Надо сказать, вопрос Шерепа задал очень верный, который самому Натану в голову до сих пор почему-то не приходил. А действительно, как Бобров сумел так быстро прибыть на место, если, Титов был уверен, Шерочка с Машерочкой помчались к дому Меджаджева на всех парах, а ехать тут было совсем недалеко?
— Значит, телефон слушают, — предположил Машков. — Иначе никак.
Другие предположения у Натана имелись, однако оглашать их он не спешил. Как бы ни неприятна была ему позиция Охранки в отношении катакомб, выворачивать по-своему и распространять секретные сведения Титов не собирался. Брамс тоже не стала вмешиваться в разговор: она, при всех недостатках, никогда не отличалась излишней болтливостью.
А предположения эти так или иначе сводились к тесному знакомству Боброва с навьями. Чёрт знает, на что вообще способны эти существа! Может, они предупредили Охранку, что полицейские сунулись в подземелья? А почему не предупреждали о перемещениях злодея? Или предупреждали?..
Сообразив, что с такими рассуждениями он опять дойдёт до подозрений начальника Охранки в измене, Титов постарался отбросить эти мысли. Тем более Машков задал новый вопрос, который требовал ответа:
— Я так и не понял, что вы там нашли?
— Да… уже не важно, — предпочёл отмахнуться Натан. — Главное, в расследовании продвинулись, и есть твёрдые основания подозревать, что Меджаджев в самом деле невиновен. Надо будет ещё раз с ним поговорить.
— Вы бы хоть почистились толком, черти полосатые! — со смешком предложил Шерепа.
— И девушку отпусти одежду переменить, ирод, — весело поддержал приятеля Машков. — Ладно сам как трубочист, но красавицу нашу зачем обижать?
— Вот и ничего подобного, никто меня не обижает! — возмутилась Брамс, чем только дополнительно развеселила Шерочку с Машерочкой.
— Ну всё, будет, усовестили! — усмехнулся поручик. — Надо, конечно. Просто заговорились по дороге, не подумали. Вот сейчас чай допьём да пойдём.

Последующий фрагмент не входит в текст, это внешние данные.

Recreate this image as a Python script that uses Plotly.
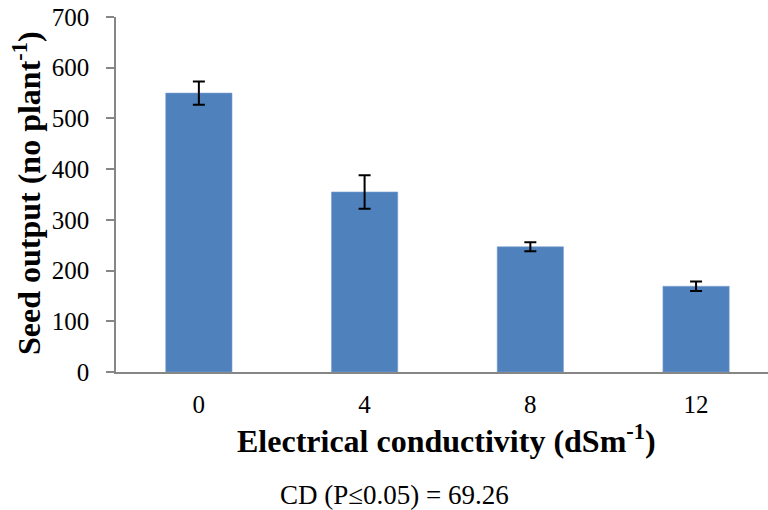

Однако так быстро покинуть Департамент у них не получилось: едва засобирались, как в дверь постучали, а потом внутрь заглянул Сергей Горбач.
— Здравствуйте, дамы, господа, — он вежливо склонил голову, приветствуя всех скопом. При виде поручика брови вещевика изумлённо выгнулись, но задавать лишние вопросы он не стал, поспешив сразу пояснить цель своего появления: — Натан Ильич, я хотел испросить вашего разрешения на похороны. В морге сказали, без него никак…
— Да, конечно, — кивнул Титов, который третьего дня уже выписывал подобное для Хрищевой, чтобы та могла предать земле сестру: никакой надобности откладывать погребение не было. — Проходите, сейчас всё напишу, это недолго.
Γорбач прошёл к указанному стулу, оглядываясь по сторонам с каким-то непонятным выражением на лице. Не любопытство, не недовольство, не неприязнь или насмешка; нечто вроде горького удовлетворения, которое, наверное, куда правильнее было отнести на счёт не двадцать третьей комнаты, а печальной цели визита.
Пока Титов составлял бумагу, остальные служащие уголовного сыска помалкивали из чувства такта, и в комнате висела звонкая, неловкая тишина. Потом Михельсон от души шлёпнула на бумагу синюю печать.
— Вот, пожалуйста. И еще раз — примите мои соболезнования, — сказал Титов.
— Спасибо. А знаете, ведь Наталия Николаевна вчера тоже преставилась.
— Это печально, — задумчиво заметил поручик. — А как давно она болела? Ведь, мне кажется, это была нестарая ещё женщина.
— Она сгорела всего месяца за три. Εщё на Рождество была полна сил, а оно вон как обернулось. И всё равно дочь свою пережила, — заметил Горбач. Он явственно мялся, собираясь спросить что-то ещё, и, уже поднимаясь со стула, всё же решился: — Натан Ильич, а это верно, что преступник — Меджаджев?